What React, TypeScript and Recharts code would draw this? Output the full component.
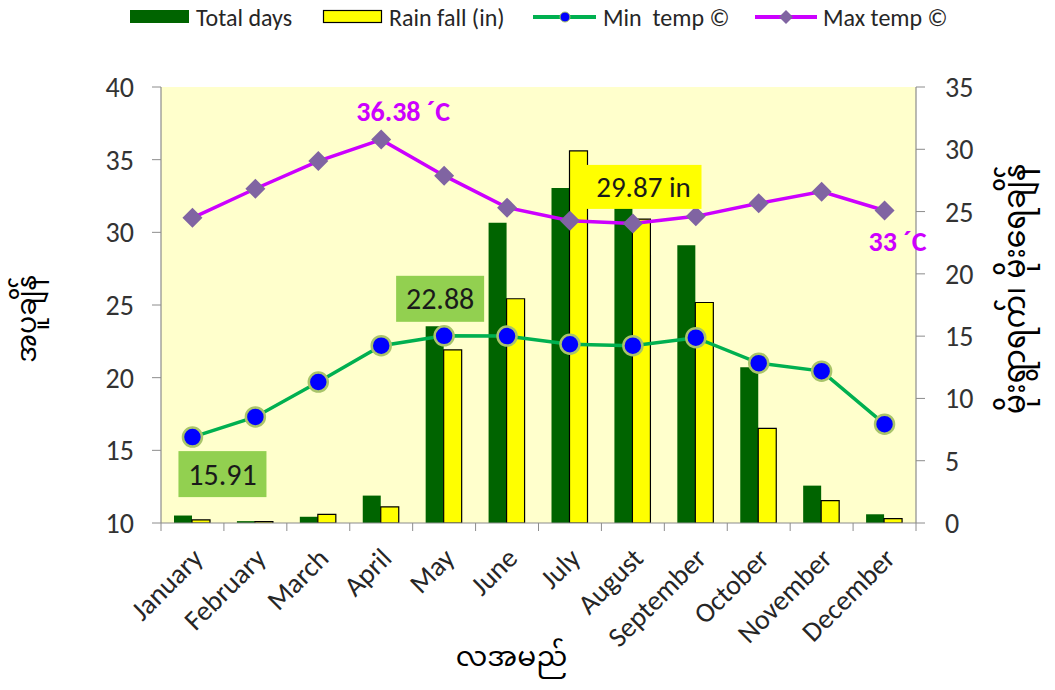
import React from "react";
import {
  ComposedChart,
  Bar,
  Line,
  XAxis,
  YAxis,
  CartesianGrid,
} from "recharts";

const months = [
  "January", "February", "March", "April", "May", "June",
  "July", "August", "September", "October", "November", "December",
];
const totalDays = [0.6, 0.15, 0.5, 2.2, 15.8, 24.1, 26.9, 25.3, 22.3, 12.5, 3.0, 0.7];
const rainfall = [0.25, 0.12, 0.7, 1.3, 13.9, 18.0, 29.87, 24.4, 17.7, 7.6, 1.8, 0.35];
const minTemp = [15.91, 17.3, 19.7, 22.2, 22.88, 22.86, 22.3, 22.2, 22.75, 21.0, 20.45, 16.8];
const maxTemp = [31.0, 33.0, 34.9, 36.38, 33.9, 31.7, 30.8, 30.6, 31.1, 32.0, 32.8, 31.5];

const leftTicks = [10, 15, 20, 25, 30, 35, 40];
const rightTicks = [0, 5, 10, 15, 20, 25, 30, 35];

const seriesNames = ["Total days", "Rain fall (in)", "Min  temp \u00A9", "Max temp \u00A9"];
const xTitle = "လအမည်";
const leftTitle = "အပူချိန်";
const rightTitle = "မိုးရွာရက်၊ မိုးရေချိန်";

const maxLabelIdx = 3;
const maxLabelText = "36.38 ´C";
const maxEndLabelIdx = 11;
const maxEndLabelText = "33 ´C";
const minLabelIdx = [0, 4];
const rainLabelIdx = 6;

const data = months.map((m, i) => ({
  month: m,
  days: totalDays[i],
  rain: rainfall[i],
  min: minTemp[i],
  max: maxTemp[i],
}));

const FONT = "Carlito, 'Liberation Sans', Arial, sans-serif";
const MY_FONT = "'Noto Sans Myanmar', Padauk, 'Myanmar Text', 'Noto Sans', sans-serif";

const XTick = (props: any) => {
  const { x, y, payload, index } = props;
  const off = payload && payload.offset ? payload.offset : 31.46;
  return (
    <g>
      <line x1={x - off} y1={y} x2={x - off} y2={y + 8} stroke="#8c8c8c" strokeWidth={1} />
      {index === months.length - 1 ? (
        <line x1={x + off} y1={y} x2={x + off} y2={y + 8} stroke="#8c8c8c" strokeWidth={1} />
      ) : null}
      <text
        x={x + 12}
        y={y + 37}
        transform={`rotate(-45 ${x + 12} ${y + 37})`}
        textAnchor="end"
        fontFamily={FONT}
        fontSize={28}
        fill="#262626"
      >
        {payload.value}
      </text>
    </g>
  );
};

const MinDot = (props: any) => {
  const { cx, cy, index } = props;
  if (cx == null || cy == null) return <g key={index} />;
  return (
    <circle key={index} cx={cx} cy={cy} r={9.5} fill="#0000FF" stroke="#A9C46A" strokeWidth={2.5} />
  );
};

const MaxDot = (props: any) => {
  const { cx, cy, index } = props;
  if (cx == null || cy == null) return <g key={index} />;
  const s = 10;
  return (
    <polygon
      key={index}
      points={`${cx},${cy - s} ${cx + s},${cy} ${cx},${cy + s} ${cx - s},${cy}`}
      fill="#8064A2"
    />
  );
};

const maxLabel = (props: any) => {
  const { x, y, index } = props;
  if (index === maxLabelIdx) {
    return (
      <text key={index} x={x + 22} y={y - 28} textAnchor="middle" dominantBaseline="central"
        fontFamily={FONT} fontWeight="bold" fontSize={28} fill="#CC00FF">
        {maxLabelText}
      </text>
    );
  }
  if (index === maxEndLabelIdx) {
    return (
      <text key={index} x={x + 13} y={y + 31} textAnchor="middle" dominantBaseline="central"
        fontFamily={FONT} fontWeight="bold" fontSize={28} fill="#CC00FF">
        {maxEndLabelText}
      </text>
    );
  }
  return <g key={index} />;
};

const minLabel = (props: any) => {
  const { x, y, index, value } = props;
  if (!minLabelIdx.includes(index)) return <g key={index} />;
  const cx = index === 0 ? x + 30 : x - 4;
  const cy = index === 0 ? y + 37 : y - 37;
  return (
    <g key={index}>
      <rect x={cx - 44} y={cy - 23} width={88} height={46} fill="#92D050" />
      <text x={cx} y={cy} textAnchor="middle" dominantBaseline="central"
        fontFamily={FONT} fontSize={30} fill="#1a1a1a">
        {value}
      </text>
    </g>
  );
};

const rainLabel = (props: any) => {
  const { x, y, width, index, value } = props;
  if (index !== rainLabelIdx) return <g key={index} />;
  const cx = x + width / 2 + 65;
  const cy = y + 36;
  return (
    <g key={index}>
      <rect x={cx - 58} y={cy - 22} width={116} height={44} fill="#FFFF00" />
      <text x={cx} y={cy} textAnchor="middle" dominantBaseline="central"
        fontFamily={FONT} fontSize={29} fill="#1a1a1a">
        {`${value} in`}
      </text>
    </g>
  );
};

const LeftTitle = (props: any) => {
  const vb = props.viewBox || { x: 0, y: 87, width: 161, height: 436 };
  const cx = vb.x + 29;
  const cy = vb.y + vb.height / 2 + 14;
  return (
    <text x={cx} y={cy} transform={`rotate(-90 ${cx} ${cy})`} textAnchor="middle"
      dominantBaseline="central" fontFamily={MY_FONT} fontSize={27} fill="#000">
      {leftTitle}
    </text>
  );
};

const RightTitle = (props: any) => {
  const vb = props.viewBox || { x: 916, y: 87, width: 139, height: 436 };
  const cx = vb.x + 102;
  const cy = vb.y + vb.height / 2 - 16;
  return (
    <text x={cx} y={cy} transform={`rotate(-90 ${cx} ${cy})`} textAnchor="middle"
      dominantBaseline="central" fontFamily={MY_FONT} fontSize={30} fill="#000">
      {rightTitle}
    </text>
  );
};

const XTitle = (props: any) => {
  const vb = props.viewBox || { x: 161, y: 523, width: 755, height: 167 };
  const cx = vb.x + vb.width / 2 - 27;
  const cy = vb.y + 136;
  return (
    <text x={cx} y={cy} textAnchor="middle" dominantBaseline="central"
      fontFamily={MY_FONT} fontSize={28} fill="#000">
      {xTitle}
    </text>
  );
};

const Legend = () => (
  <svg width={1055} height={40} style={{ position: "absolute", left: 0, top: 0 }}>
    <rect x={130} y={10} width={59} height={13} fill="#006400" />
    <text x={196} y={17} dominantBaseline="central" fontFamily={FONT} fontSize={24} fill="#262626">
      {seriesNames[0]}
    </text>
    <rect x={323.5} y={10.5} width={58} height={12} fill="#FFFF00" stroke="#000" strokeWidth={1.2} />
    <text x={389} y={17} dominantBaseline="central" fontFamily={FONT} fontSize={24} fill="#262626">
      {seriesNames[1]}
    </text>
    <line x1={533} y1={17} x2={596} y2={17} stroke="#00B050" strokeWidth={4} />
    <circle cx={565} cy={17} r={5} fill="#0000FF" stroke="#A9C46A" strokeWidth={1} />
    <text x={603} y={17} dominantBaseline="central" fontFamily={FONT} fontSize={24} fill="#262626"
      style={{ whiteSpace: "pre" }}>
      {seriesNames[2]}
    </text>
    <line x1={755} y1={17} x2={817} y2={17} stroke="#CC00FF" strokeWidth={4} />
    <polygon points="786,10 793,17 786,24 779,17" fill="#8064A2" />
    <text x={823} y={17} dominantBaseline="central" fontFamily={FONT} fontSize={24} fill="#262626">
      {seriesNames[3]}
    </text>
  </svg>
);

export default function App() {
  return (
    <div style={{ position: "absolute", left: 0, top: 0, width: 1055, height: 690, background: "#fff" }}>
      <ComposedChart
        width={1055}
        height={690}
        data={data}
        margin={{ top: 87, right: 0, bottom: 0, left: 0 }}
        barCategoryGap={13}
        barGap={0}
      >
        <CartesianGrid yAxisId="left" horizontal={false} vertical={false} fill="#FFFFCC" stroke="none" />
        <XAxis
          dataKey="month"
          height={167}
          interval={0}
          tickLine={false}
          tickSize={0}
          tickMargin={0}
          axisLine={{ stroke: "#8c8c8c", strokeWidth: 1.2 }}
          tick={<XTick />}
          label={<XTitle />}
        />
        <YAxis
          yAxisId="left"
          orientation="left"
          width={161}
          domain={[10, 40]}
          ticks={leftTicks}
          interval={0}
          allowDataOverflow
          tickSize={9}
          tickMargin={18}
          axisLine={{ stroke: "#8c8c8c", strokeWidth: 1.2 }}
          tickLine={{ stroke: "#8c8c8c" }}
          tick={{ fontFamily: FONT, fontSize: 28, fill: "#333333" }}
          label={<LeftTitle />}
        />
        <YAxis
          yAxisId="right"
          orientation="right"
          width={139}
          domain={[0, 35]}
          ticks={rightTicks}
          interval={0}
          allowDataOverflow
          tickSize={9}
          tickMargin={20}
          axisLine={{ stroke: "#8c8c8c", strokeWidth: 1.2 }}
          tickLine={{ stroke: "#8c8c8c" }}
          tick={{ fontFamily: FONT, fontSize: 28, fill: "#333333" }}
          label={<RightTitle />}
        />
        <Bar yAxisId="right" dataKey="days" fill="#006400" isAnimationActive={false} />
        <Bar yAxisId="right" dataKey="rain" fill="#FFFF00" stroke="#000" strokeWidth={1.2}
          isAnimationActive={false} label={rainLabel} />
        <Line yAxisId="left" dataKey="min" stroke="#00B050" strokeWidth={3.5} dot={<MinDot />}
          activeDot={false} isAnimationActive={false} label={minLabel} />
        <Line yAxisId="left" dataKey="max" stroke="#CC00FF" strokeWidth={3.5} dot={<MaxDot />}
          activeDot={false} isAnimationActive={false} label={maxLabel} />
      </ComposedChart>
      <Legend />
    </div>
  );
}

◇ ◇ ◇ ◇

• TASK DESCRIPTION: Tell how many lines in the material contain the word "React". Only the number is wanted.

• ANSWER FOR THIS EXERCISE: 2